[BEGIN Data supplied]

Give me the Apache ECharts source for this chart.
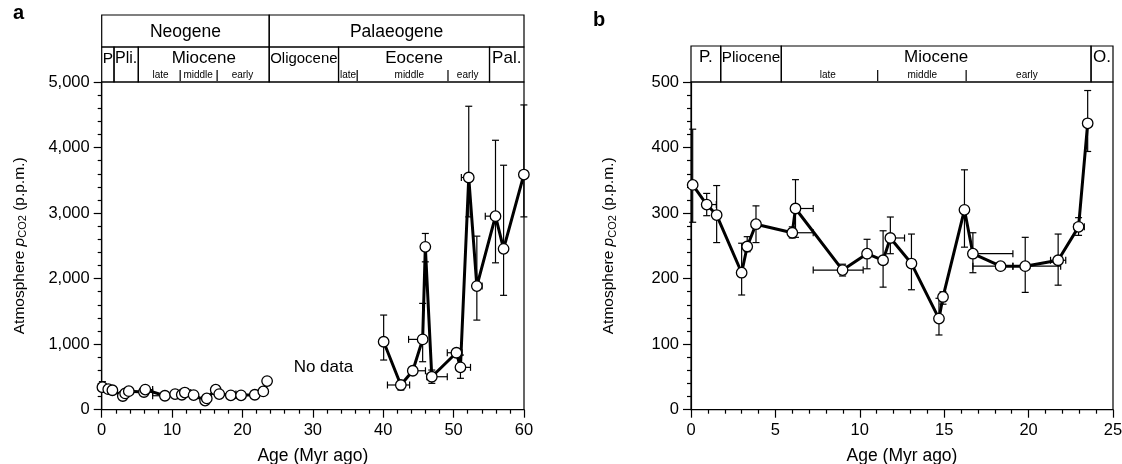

[END Data supplied]
[BEGIN Data supplied]

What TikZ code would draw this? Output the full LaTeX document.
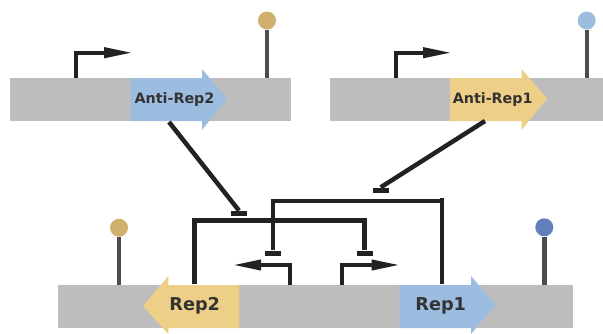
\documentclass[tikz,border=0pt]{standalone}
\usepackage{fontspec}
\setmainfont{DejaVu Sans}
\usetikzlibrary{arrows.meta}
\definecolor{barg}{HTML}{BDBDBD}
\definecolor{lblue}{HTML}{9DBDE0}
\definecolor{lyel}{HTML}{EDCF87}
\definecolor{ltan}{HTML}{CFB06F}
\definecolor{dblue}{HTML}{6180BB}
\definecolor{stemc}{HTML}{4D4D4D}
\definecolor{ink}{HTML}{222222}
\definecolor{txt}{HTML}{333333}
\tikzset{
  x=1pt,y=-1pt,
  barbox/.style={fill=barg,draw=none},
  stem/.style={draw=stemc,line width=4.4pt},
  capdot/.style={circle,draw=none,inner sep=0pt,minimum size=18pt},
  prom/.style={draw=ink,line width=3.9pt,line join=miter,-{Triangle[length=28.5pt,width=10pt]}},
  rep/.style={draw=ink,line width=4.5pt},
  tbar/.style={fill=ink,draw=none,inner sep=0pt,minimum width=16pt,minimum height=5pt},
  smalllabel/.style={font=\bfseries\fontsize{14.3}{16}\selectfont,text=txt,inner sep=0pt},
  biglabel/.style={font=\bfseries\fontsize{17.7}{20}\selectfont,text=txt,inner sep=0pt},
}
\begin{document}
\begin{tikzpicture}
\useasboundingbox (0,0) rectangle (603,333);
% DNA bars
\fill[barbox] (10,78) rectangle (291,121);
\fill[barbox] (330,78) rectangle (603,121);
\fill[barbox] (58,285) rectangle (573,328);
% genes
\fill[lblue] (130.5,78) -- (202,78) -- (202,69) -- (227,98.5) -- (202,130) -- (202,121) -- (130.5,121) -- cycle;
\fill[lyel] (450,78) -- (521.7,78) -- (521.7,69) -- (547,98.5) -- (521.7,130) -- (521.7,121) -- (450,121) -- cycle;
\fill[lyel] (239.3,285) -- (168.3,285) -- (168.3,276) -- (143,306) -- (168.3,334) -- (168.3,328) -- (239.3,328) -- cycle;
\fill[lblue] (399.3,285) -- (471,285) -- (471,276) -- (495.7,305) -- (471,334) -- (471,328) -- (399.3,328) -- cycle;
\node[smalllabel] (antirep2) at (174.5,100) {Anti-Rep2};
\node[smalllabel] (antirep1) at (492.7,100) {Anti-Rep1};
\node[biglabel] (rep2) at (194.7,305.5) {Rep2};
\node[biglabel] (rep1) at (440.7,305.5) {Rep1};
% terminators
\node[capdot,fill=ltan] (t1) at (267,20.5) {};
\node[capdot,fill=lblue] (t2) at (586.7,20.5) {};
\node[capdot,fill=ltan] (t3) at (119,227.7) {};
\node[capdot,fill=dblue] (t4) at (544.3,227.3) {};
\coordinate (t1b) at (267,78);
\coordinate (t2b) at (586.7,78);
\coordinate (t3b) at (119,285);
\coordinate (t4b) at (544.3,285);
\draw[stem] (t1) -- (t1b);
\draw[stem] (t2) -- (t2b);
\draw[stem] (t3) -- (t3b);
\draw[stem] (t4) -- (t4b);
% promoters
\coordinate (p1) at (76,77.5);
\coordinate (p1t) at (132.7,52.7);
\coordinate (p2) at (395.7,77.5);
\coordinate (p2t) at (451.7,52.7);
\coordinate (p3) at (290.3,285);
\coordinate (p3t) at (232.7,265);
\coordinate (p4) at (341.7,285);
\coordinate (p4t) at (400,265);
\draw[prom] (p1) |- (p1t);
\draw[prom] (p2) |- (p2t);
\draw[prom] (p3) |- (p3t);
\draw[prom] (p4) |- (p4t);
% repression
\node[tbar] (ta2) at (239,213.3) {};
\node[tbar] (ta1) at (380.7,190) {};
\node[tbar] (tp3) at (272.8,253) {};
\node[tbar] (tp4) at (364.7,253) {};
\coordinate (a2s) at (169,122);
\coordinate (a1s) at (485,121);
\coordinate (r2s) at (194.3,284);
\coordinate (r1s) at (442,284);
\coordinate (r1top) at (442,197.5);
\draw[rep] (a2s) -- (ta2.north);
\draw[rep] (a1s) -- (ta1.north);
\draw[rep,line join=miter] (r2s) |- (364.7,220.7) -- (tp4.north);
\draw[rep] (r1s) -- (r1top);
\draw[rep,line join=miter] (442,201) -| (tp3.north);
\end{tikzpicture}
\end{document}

[END Data supplied]

◆ Your task: Among the entries above, identify all lines with "this" and copy them.

◆ The completed task:
Give me the Apache ECharts source for this chart.
What TikZ code would draw this? Output the full LaTeX document.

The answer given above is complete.